A degree of hardship required to obtain one isn’t the only thing missing either: there’s also the issue of oversight.
“Nobody is watching what they are doing. I perceive a complete lack of oversight because there isn’t any require,” Portland, Oregon public defender Amy Baggio adds to Wired. What’s more, she adds, is, “They are using them exponentially more in all types of federal criminal investigations.”
“I’m seeing them in every drug case now,” Baggio claims.
In one 2003 case, the FBI actually used administrative orders to have Yahoo! to provide them with the IP address linked to an account suspected of an online crime, then issued a separate subpoena to the person’s Internet service provider, then their phone company, in order to close down a case. In that instance, U.S. v. Bynum, supra., attorneys for the defense asked for an appeal on the basis that “the Government’s use of `secret’ administrative subpoenas violated” their client’s Fourth Amendment rights.
“The FBI compelled the secret production of records by Yahoo, Uunet, Netzero, and BellSouth, by using administrative subpoenas issued by the FBI. These subpoenas informed the recipient not to disclose the subpoena to anybody, thereby preventing an account holder from seeking to challenge the subpoena,” the defense argued.
In hindsight, though, those subpoenas aren’t as easy to track. In cases where administrative subpoenas are graduated to the status of national security letters, not only is no judicial oversight present whatsoever, but the federal government isn’t required to reveal any details at all about the requests.

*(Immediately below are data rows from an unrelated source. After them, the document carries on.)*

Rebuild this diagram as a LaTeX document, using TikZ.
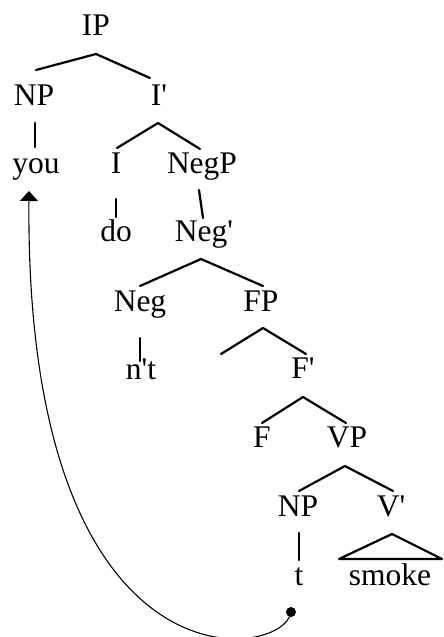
\documentclass[tikz,border=0pt]{standalone}
\usepackage{fontspec}
\newfontfamily\treefont{Liberation Serif}[Ligatures=TeXOff]
\usetikzlibrary{calc,arrows.meta}
\begin{document}
\begin{tikzpicture}[x=1pt,y=1pt,
  lbl/.style={inner sep=0pt,anchor=base,font=\treefont\fontsize{31.5}{36}\selectfont},
  br/.style={line width=2.2pt,line cap=round,line join=round},
  mv/.style={line width=1.1pt}]
\useasboundingbox (0,0) rectangle (444,-637);
% labels
\node[lbl] (IP) at (96,-35) {IP};
\node[lbl] (NPa) at (34,-105) {NP};
\node[lbl] (Ib) at (159,-105) {I'};
\node[lbl] (you) at (36,-173) {you};
\node[lbl] (I) at (116,-173) {I};
\node[lbl] (NegP) at (202,-173) {NegP};
\node[lbl] (do) at (116,-241) {do};
\node[lbl] (Negb) at (204,-241) {Neg'};
\node[lbl] (Neg) at (140,-311) {Neg};
\node[lbl] (FP) at (261,-311) {FP};
\node[lbl] (nt) at (141,-379) {n't};
\node[lbl] (Fb) at (303,-378) {F'};
\node[lbl] (F) at (262,-447) {F};
\node[lbl] (VP) at (347,-447) {VP};
\node[lbl] (NPb) at (298,-516) {NP};
\node[lbl] (Vb) at (391,-516) {V'};
\node[lbl] (t) at (299,-585) {t};
\node[lbl] (smoke) at (390,-585) {smoke};
\coordinate (FPleft) at (221,-354);
% branches
\draw[br] ($(NPa.base)+(2,35)$) -- ($(IP.base)+(0,-19)$) -- ($(Ib.base)+(-9,27)$);
\draw[br] ($(NPa.base)+(1,-18)$) -- ($(you.base)+(-1,26)$);
\draw[br] ($(I.base)+(1,25)$) -- ($(Ib.base)+(-1,-18)$) -- ($(NegP.base)+(-2,24)$);
\draw[br] ($(I.base)+(0,-26)$) -- ($(do.base)+(0,24)$);
\draw[br] ($(NegP.base)+(-3,-17)$) -- ($(Negb.base)+(-1,23)$);
\draw[br] ($(Neg.base)+(0,25)$) -- ($(Negb.base)+(-3,-18)$) -- ($(FP.base)+(2,25)$);
\draw[br] ($(Neg.base)+(0,-27)$) -- ($(nt.base)+(-1,18)$);
\draw[br] (FPleft) -- ($(FP.base)+(2,-17)$) -- ($(Fb.base)+(3,24)$);
\draw[br] ($(F.base)+(0,24)$) -- ($(Fb.base)+(0,-19)$) -- ($(VP.base)+(-1,24)$);
\draw[br] ($(NPb.base)+(1,25)$) -- ($(VP.base)+(-2,-19)$) -- ($(Vb.base)+(2,25)$);
\draw[br] ($(NPb.base)+(1,-17)$) -- ($(t.base)+(0,25)$);
\draw[br] ($(smoke.base)+(-51,26)$) -- ($(Vb.base)+(1,-18)$) -- ($(smoke.base)+(52,26)$) -- cycle;
% movement
\node[circle,fill,inner sep=0pt,minimum size=10pt] (dot) at (291,-612) {};
\draw[mv,-{Triangle[width=18pt,length=10pt]}] (dot.center) .. controls (285,-660) and (25,-700) .. ($(you.base)+(-7,-18)$);
\end{tikzpicture}
\end{document}
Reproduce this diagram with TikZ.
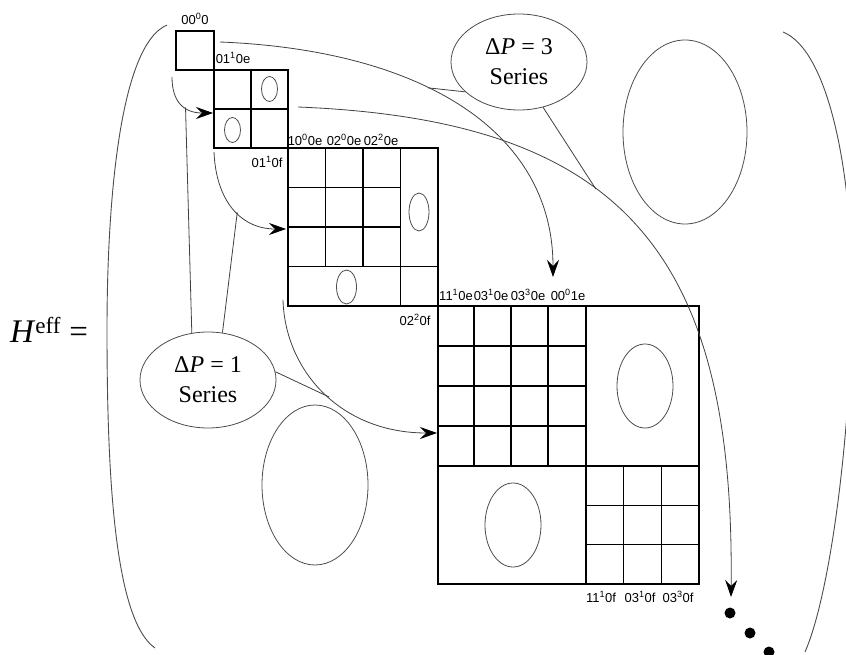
\documentclass[tikz,border=0pt]{standalone}
\usepackage{fontspec}
\setmainfont{Liberation Serif}
\newfontfamily\lblfont{Liberation Sans}
\usetikzlibrary{shapes.geometric,arrows.meta}
\tikzset{
  blk/.style={line width=1.3pt, black},
  blkthick/.style={line width=2.2pt, black},
  oval/.style={line width=0.8pt, black!70},
  conn/.style={line width=0.8pt, black!75},
  arr/.style={conn, -{Stealth[length=17pt, width=12pt, inset=6pt, color=black]}},
  brack/.style={line width=0.9pt, black!70},
  lbl/.style={font=\lblfont\fontsize{13}{14}\selectfont, inner sep=0pt},
  series/.style={ellipse, draw, line width=0.8pt, black!70, text=black,
    minimum width=136pt, minimum height=96pt, inner sep=0pt, align=center,
    font=\fontsize{24}{30}\selectfont},
}
\begin{document}
\begin{tikzpicture}[x=1pt,y=-1pt]
\useasboundingbox (0,0) rectangle (846,655);
\clip (0,0) rectangle (846,655);

% H^eff =
\node[font=\fontsize{33}{36}\selectfont, inner sep=0pt] (heff) at (49,330) {\textit{H}\textsuperscript{eff} =};

% brackets
\draw[brack] (167,25) .. controls (120,45) and (107,200) .. (107,330)
              .. controls (107,480) and (115,620) .. (155,648);
\draw[brack] (783,32) .. controls (828,50) and (852,170) .. (852,290)
              .. controls (852,420) and (832,590) .. (805,652);

% block 1
\draw[blk] (176,31) rectangle (214,70);
\node[lbl] (l000) at (195,19) {00\textsuperscript{0}0};

% block 2
\draw[blk] (214,70) rectangle (288,148);
\draw[blkthick] (251,70) -- (251,148);
\draw[blkthick] (214,109) -- (288,109);
\draw[oval] (269.5,89) ellipse [x radius=8pt, y radius=12.5pt];
\draw[oval] (232.5,130) ellipse [x radius=8pt, y radius=12.5pt];
\node[lbl] (l0110e) at (233,58) {01\textsuperscript{1}0e};
\node[lbl] (l0110f) at (267,162) {01\textsuperscript{1}0f};

% block 3
\draw[blk] (288,148) rectangle (438,306);
\draw[blk] (325.5,148) -- (325.5,266.5);
\draw[blk] (363,148) -- (363,266.5);
\draw[blk] (400.5,148) -- (400.5,306);
\draw[blk] (288,187.5) -- (400.5,187.5);
\draw[blk] (288,227) -- (400.5,227);
\draw[blk] (288,266.5) -- (438,266.5);
\draw[oval] (419,212) ellipse [x radius=10pt, y radius=19pt];
\draw[oval] (346.5,287) ellipse [x radius=10pt, y radius=17pt];
\node[lbl] (l1000e) at (305,140) {10\textsuperscript{0}0e};
\node[lbl] (l0200e) at (344,140) {02\textsuperscript{0}0e};
\node[lbl] (l0220e) at (381,140) {02\textsuperscript{2}0e};
\node[lbl] (l0220f) at (415,320) {02\textsuperscript{2}0f};

% block 4
\draw[blk] (438,306) rectangle (699,584);
\draw[blk] (474,306) -- (474,466);
\draw[blk] (511,306) -- (511,466);
\draw[blk] (548,306) -- (548,466);
\draw[blk] (586,306) -- (586,584);
\draw[blk] (438,346) -- (586,346);
\draw[blk] (438,386) -- (586,386);
\draw[blk] (438,426) -- (586,426);
\draw[blk] (438,466) -- (699,466);
\draw[blk] (623.7,466) -- (623.7,584);
\draw[blk] (661.3,466) -- (661.3,584);
\draw[blk] (586,505.3) -- (699,505.3);
\draw[blk] (586,544.7) -- (699,544.7);
\draw[oval] (645,386) ellipse [x radius=28pt, y radius=42pt];
\draw[oval] (513,525) ellipse [x radius=28pt, y radius=42pt];
\node[lbl] (l1110e) at (456,295) {11\textsuperscript{1}0e};
\node[lbl] (l0310e) at (491,295) {03\textsuperscript{1}0e};
\node[lbl] (l0330e) at (528,295) {03\textsuperscript{3}0e};
\node[lbl] (l0001e) at (568,295) {00\textsuperscript{0}1e};
\node[lbl] (l1110f) at (601,597) {11\textsuperscript{1}0f};
\node[lbl] (l0310f) at (640,597) {03\textsuperscript{1}0f};
\node[lbl] (l0330f) at (678,597) {03\textsuperscript{3}0f};

% free ellipses
\draw[oval] (685,132) ellipse [x radius=62pt, y radius=92pt];
\draw[oval] (315,485) ellipse [x radius=53pt, y radius=80pt];

% series labels
\node[series] (dp1) at (208,380) {Δ\textit{P} = 1\\Series};
\node[series] (dp3) at (519,62) {Δ\textit{P} = 3\\Series};

% curve end points
\coordinate (a0) at (172,77);   \coordinate (a1) at (213,113);
\coordinate (b0) at (214,152);  \coordinate (b1) at (286,229);
\coordinate (c0) at (283,300);  \coordinate (c1) at (437,433);
\coordinate (d0) at (220,42);   \coordinate (d1) at (553,277);
\coordinate (e0) at (298,107);  \coordinate (e1) at (731,597);

% curved arrows
\draw[arr] (a0) .. controls (172,103) and (185,113) .. coordinate[pos=0.58] (pa) (a1);
\draw[arr] (b0) .. controls (216,200) and (240,229) .. coordinate[pos=0.55] (pb) (b1);
\draw[arr] (c0) .. controls (285,370) and (340,433) .. coordinate[pos=0.53] (pc) (c1);
\draw[arr] (d0) .. controls (420,50) and (553,130) .. coordinate[pos=0.41] (pd) (d1);
\draw[arr] (e0) .. controls (620,120) and (735,250) .. coordinate[pos=0.41] (pe) (e1);

% pointer lines
\draw[conn] (dp1.109) -- (pa);
\draw[conn] (dp1.73) -- (pb);
\draw[conn] (dp1.7) -- (pc);
\draw[conn] (dp3.209.5) -- (pd);
\draw[conn] (dp3.298) -- (pe);

% dots
\fill (730,613) circle [radius=5.5pt];
\fill (750,633) circle [radius=5.5pt];
\fill (769,652) circle [radius=5.5pt];
\end{tikzpicture}
\end{document}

Instead, it provides the FBI with the power to pry at companies for private user info, permanently gag the service providers from speaking out about the request and then locking the information up to be used on the basis of reasonable assumption.
“The FBI can issue demands for records and gag provisions without court authorization, and recipient telecommunications and financial companies have no way to determine whether and how the government might be overreaching or otherwise abusing its authority,” Matt Zimmerman writes on behalf of the Electronic Frontier Foundation. “Not surprisingly, given these significant structural barriers, legal challenges are extraordinarily rare,” he adds.